La co-production de la décision publique est une exigence intellectuelle qui se heurte encore à une forme de verrouillage de moins en moins acceptée. Participer certes, mais à quoi ? A force de demander leur avis, les citoyens aimeraient qu’on puisse de temps en temps… en tenir compte. Dans le cas contraire ils en ressortent encore plus frustrés. On invente alors d’autres dispositifs qui eux-mêmes trouveront leurs limites. Cette fuite en avant de la participation traduit parfois, face aux mots, une certaine absence de réalités.

Cette floraison des dispositifs participatifs cache peut-être d’autres questions plus fondamentales. Et d’abord celle d’une certaine impuissance à penser les mutations. On sent bien qu’il se passe quelque chose dans la société mais on ne sait pas bien s’il s’agit de s’adapter à des temps nouveaux ou de carrément changer de paradigme. On clame sans relâche qu’il faut “changer de modèle” mais sans savoir où l’on va. Alors, faute de comprendre on fait de la rhétorique. On parle par exemple de transition à tout propos, on dit même “entrer en transition” comme on disait autrefois “entrer en religion”… En fait, on essaie de suivre un mouvement qui ne semble pas maîtrisé, ce qui crée des angoisses. Cela favorise l’expression militante, certes respectable mais qui peut prendre le pas sur la réflexion.

Parmi ces questions cachées, figure aussi celle de la démocratie représentative et des difficultés qu’elle rencontre. Le principe de la délégation de pouvoir peut-il être discuté quand des élus représentent un pourcentage de plus en plus faible des électeurs inscrits ? L’histoire de la démocratie est-elle figée avec la représentation ? Peut-être faut-il commencer à réfléchir à une forme de “mixité” des modes opératoires démocratiques dans lesquels certains concepts, souvent encore considérés comme des gros mots, comme le tirage au sort, pourraient trouver leur place ?

Dans ce contexte, il est temps aujourd’hui de réinterroger le concept de participation et sans doute de le dépasser. La démocratie ne se contente pas du micro-trottoir, ni des nouvelles formes de “groupes de parole” que constituent parfois les structures participatives. Nous avons besoin de débats, d’échanges, de délibération mais aussi de travail collectif. Nous avons besoin d’élever notre niveau de formation et d’information citoyenne pour dépasser la seule expression individuelle ou catégorielle. Plutôt que d’ajouter des structures à d’autres structures, nous devons inventer aujourd’hui les outils du débat public permanent, plus intégrés et moins nombreux, plus créatifs et moins institutionnels, dans l’esprit que Jean-Paul Delevoye essaie d’insuffler au CESE, celui de la réflexion et du temps long.

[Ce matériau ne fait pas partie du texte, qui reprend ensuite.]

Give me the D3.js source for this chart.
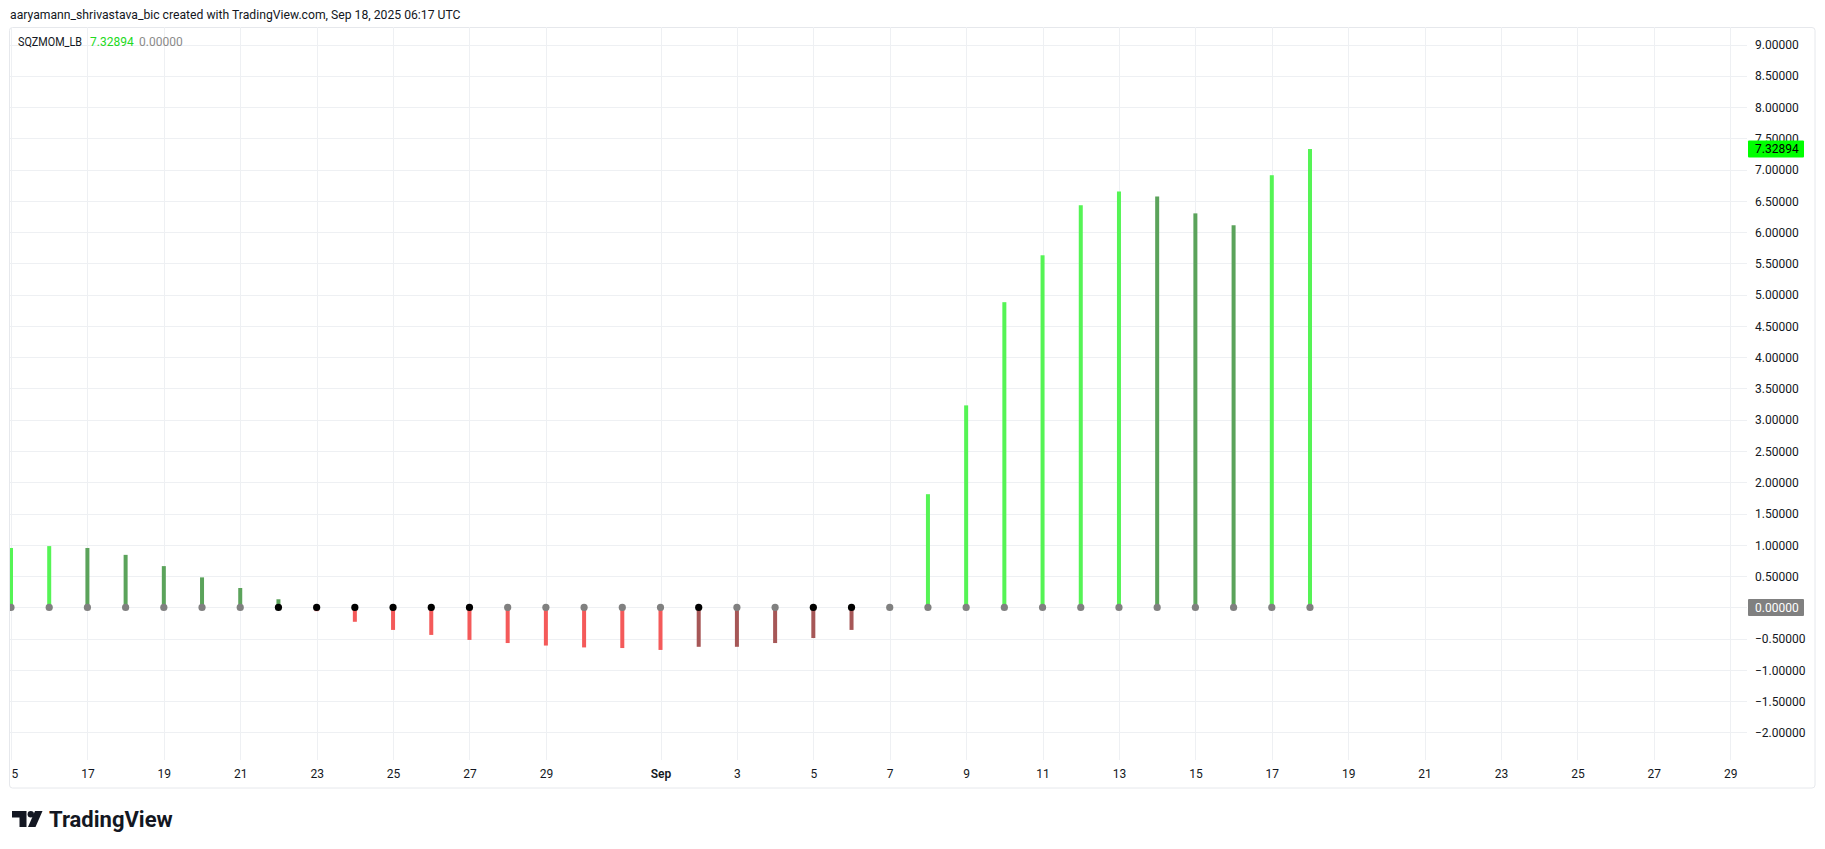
<!DOCTYPE html>
<html>
<head>
<meta charset="utf-8">
<script src="https://cdn.jsdelivr.net/npm/d3@7"></script>
<style>
  html, body { margin: 0; padding: 0; background: #ffffff; }
  svg { display: block; }
  text { font-family: Roboto, "Noto Sans", "DejaVu Sans", sans-serif; }
</style>
</head>
<body>
<svg id="chart" width="1825" height="849"></svg>
<script>
// ---------------- DATA ----------------
const dates = [
  "2025-08-15","2025-08-16","2025-08-17","2025-08-18","2025-08-19","2025-08-20","2025-08-21",
  "2025-08-22","2025-08-23","2025-08-24","2025-08-25","2025-08-26","2025-08-27","2025-08-28",
  "2025-08-29","2025-08-30","2025-08-31","2025-09-01","2025-09-02","2025-09-03","2025-09-04",
  "2025-09-05","2025-09-06","2025-09-07","2025-09-08","2025-09-09","2025-09-10","2025-09-11",
  "2025-09-12","2025-09-13","2025-09-14","2025-09-15","2025-09-16","2025-09-17","2025-09-18"
];
const momentum = [
  0.95, 0.98, 0.95, 0.84, 0.66, 0.48, 0.31,
  0.13, -0.06, -0.23, -0.36, -0.44, -0.52, -0.57,
  -0.61, -0.64, -0.65, -0.68, -0.63, -0.63, -0.57,
  -0.49, -0.36, 0.02, 1.81, 3.23, 4.88, 5.63,
  6.43, 6.65, 6.57, 6.30, 6.11, 6.91, 7.32894
];
const barColor = [
  "lime","lime","green","green","green","green","green",
  "green","red","red","red","red","red","red",
  "red","red","red","red","maroon","maroon","maroon",
  "maroon","maroon","lime","lime","lime","lime","lime",
  "lime","lime","green","green","green","lime","lime"
];
const squeezeDot = [
  "gray","gray","gray","gray","gray","gray","gray",
  "black","black","black","black","black","black","gray",
  "gray","gray","gray","gray","black","gray","gray",
  "black","black","gray","gray","gray","gray","gray",
  "gray","gray","gray","gray","gray","gray","gray"
];
const xTickDates = [
  "2025-08-15","2025-08-17","2025-08-19","2025-08-21","2025-08-23","2025-08-25","2025-08-27",
  "2025-08-29","2025-09-01","2025-09-03","2025-09-05","2025-09-07","2025-09-09","2025-09-11",
  "2025-09-13","2025-09-15","2025-09-17","2025-09-19","2025-09-21","2025-09-23","2025-09-25",
  "2025-09-27","2025-09-29"
];
const xTickLabels = [
  "15","17","19","21","23","25","27","29","Sep","3","5","7","9","11","13","15","17","19","21","23","25","27","29"
];
const yTicks = [-2,-1.5,-1,-0.5,0,0.5,1,1.5,2,2.5,3,3.5,4,4.5,5,5.5,6,6.5,7,7.5,8,8.5,9];
const titleText = "aaryamann_shrivastava_bic created with TradingView.com, Sep 18, 2025 06:17 UTC";
const indicatorName = "SQZMOM_LB";
const lastValue = 7.32894;
const zeroValue = 0;

// ---------------- STYLE ----------------
const palette = {
  lime: "#55f455",
  green: "#5ba35b",
  red: "#f45a5a",
  maroon: "#a65757",
  gray: "#808080",
  black: "#000000"
};
const plot = { left: 10, right: 1747, top: 27, bottom: 760 };
const gridColor = "#eef0f3";
const textColor = "#131722";

const parse = d3.utcParse("%Y-%m-%d");
const data = dates.map((d, i) => ({
  date: parse(d), v: momentum[i], bc: barColor[i], dc: squeezeDot[i]
}));

const svg = d3.select("#chart");
svg.append("rect").attr("width", 1825).attr("height", 849).attr("fill", "#ffffff");

// scales
const x = d3.scaleUtc()
  .domain([parse("2025-08-15"), parse("2025-09-18")])
  .range([11, 1310]);
const y = d3.scaleLinear()
  .domain([-2.44, 9.28])
  .range([plot.bottom, plot.top]);

// title
svg.append("text")
  .attr("x", 10).attr("y", 19)
  .attr("font-size", 12.2).attr("fill", textColor)
  .text(titleText);

// frame
svg.append("rect")
  .attr("x", 9.5).attr("y", 27.5)
  .attr("width", 1815 - 9.5).attr("height", 788 - 27.5)
  .attr("rx", 3)
  .attr("fill", "none").attr("stroke", "#e6e8ec");

const defs = svg.append("defs");
defs.append("clipPath").attr("id", "plotClip")
  .append("rect").attr("x", plot.left).attr("y", plot.top)
  .attr("width", plot.right - plot.left).attr("height", plot.bottom - plot.top);
defs.append("clipPath").attr("id", "timeClip")
  .append("rect").attr("x", plot.left).attr("y", plot.bottom)
  .attr("width", plot.right - plot.left).attr("height", 28);

// grid
const grid = svg.append("g").attr("clip-path", "url(#plotClip)");
grid.selectAll("line.h").data(yTicks).join("line")
  .attr("class", "h")
  .attr("x1", plot.left).attr("x2", plot.right)
  .attr("y1", d => Math.round(y(d)) + 0.5).attr("y2", d => Math.round(y(d)) + 0.5)
  .attr("stroke", gridColor).attr("stroke-width", 1);
grid.selectAll("line.v").data(xTickDates.map(parse)).join("line")
  .attr("class", "v")
  .attr("x1", d => Math.round(x(d)) + 0.5).attr("x2", d => Math.round(x(d)) + 0.5)
  .attr("y1", plot.top).attr("y2", plot.bottom)
  .attr("stroke", gridColor).attr("stroke-width", 1);

// bars
const marks = svg.append("g").attr("clip-path", "url(#plotClip)");
marks.selectAll("rect.bar").data(data).join("rect")
  .attr("class", "bar")
  .attr("x", d => x(d.date) - 2)
  .attr("width", 4)
  .attr("y", d => y(Math.max(0, d.v)))
  .attr("height", d => Math.abs(y(d.v) - y(0)))
  .attr("fill", d => palette[d.bc]);

// squeeze dots
marks.selectAll("circle.dot").data(data).join("circle")
  .attr("class", "dot")
  .attr("cx", d => x(d.date))
  .attr("cy", y(0))
  .attr("r", 3.6)
  .attr("fill", d => palette[d.dc]);

// legend
svg.append("text").attr("x", 18).attr("y", 46).attr("font-size", 12)
  .attr("fill", textColor).attr("textLength", 64).attr("lengthAdjust", "spacingAndGlyphs")
  .text(indicatorName);
svg.append("text").attr("x", 90).attr("y", 46).attr("font-size", 12)
  .attr("fill", "#22d922").text(lastValue.toFixed(5));
svg.append("text").attr("x", 139).attr("y", 46).attr("font-size", 12)
  .attr("fill", "#8a8a8a").text(zeroValue.toFixed(5));

// price axis
const yAxis = d3.axisRight(y).tickValues(yTicks).tickSize(0).tickPadding(0)
  .tickFormat(d => (d < 0 ? "\u2212" : "") + Math.abs(d).toFixed(5));
const ya = svg.append("g").attr("transform", `translate(1755,0)`).call(yAxis);
ya.select(".domain").remove();
ya.selectAll("text")
  .attr("x", 0).attr("dy", "0.35em")
  .attr("font-size", 12).attr("font-family", "Roboto, 'Noto Sans', sans-serif")
  .attr("fill", textColor).attr("text-anchor", "start");

// highlighted price labels
function priceTag(value, bg, fg) {
  const cy = y(value);
  svg.append("rect").attr("x", 1748).attr("y", cy - 8.5)
    .attr("width", 56).attr("height", 17).attr("rx", 1).attr("fill", bg);
  svg.append("text").attr("x", 1755).attr("y", cy).attr("dy", "0.35em")
    .attr("font-size", 12).attr("fill", fg).text(value.toFixed(5));
}
priceTag(lastValue, "#00ff00", "#000000");
priceTag(zeroValue, "#808080", "#ffffff");

// time axis
const xAxis = d3.axisBottom(x).tickValues(xTickDates.map(parse)).tickSize(0).tickPadding(0)
  .tickFormat((d, i) => xTickLabels[i]);
const xa = svg.append("g").attr("clip-path", "url(#timeClip)")
  .append("g").attr("transform", `translate(0,${plot.bottom})`).call(xAxis);
xa.select(".domain").remove();
xa.selectAll("text")
  .attr("y", 14).attr("dy", "0.35em")
  .attr("font-size", 12).attr("font-family", "Roboto, 'Noto Sans', sans-serif")
  .attr("fill", textColor)
  .attr("font-weight", (d, i) => xTickLabels[i] === "Sep" ? 600 : 400);

// TradingView logo
const logo = svg.append("g").attr("fill", "#131722");
logo.append("path").attr("d", "M12,811 H26.5 V827 H19.5 V817.5 H12 Z");
logo.append("circle").attr("cx", 30.8).attr("cy", 814.2).attr("r", 3.2);
logo.append("path").attr("d", "M35,811 H42.5 L35.5,827 H28 Z");
svg.append("text").attr("x", 49).attr("y", 827)
  .attr("font-size", 22).attr("font-weight", 700).attr("fill", "#131722")
  .text("TradingView");
</script>
</body>
</html>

Il faut travailler aujourd’hui à construire les universités prospectives, les “cantines du débat” qui permettront au citoyen de penser son intervention dans la sphère de la décision publique. Dans cet esprit, l’émergence de la société numérique qui bouleverse nos schémas de pensée est une formidable occasion à saisir pour renouveler nos pratiques démocratiques.

Peut-être avons nous besoin de remettre au goût du jour une idée, déjà ancienne, celle de l’éducation populaire, mais en l’habillant enfin aux couleurs du XXIe siècle.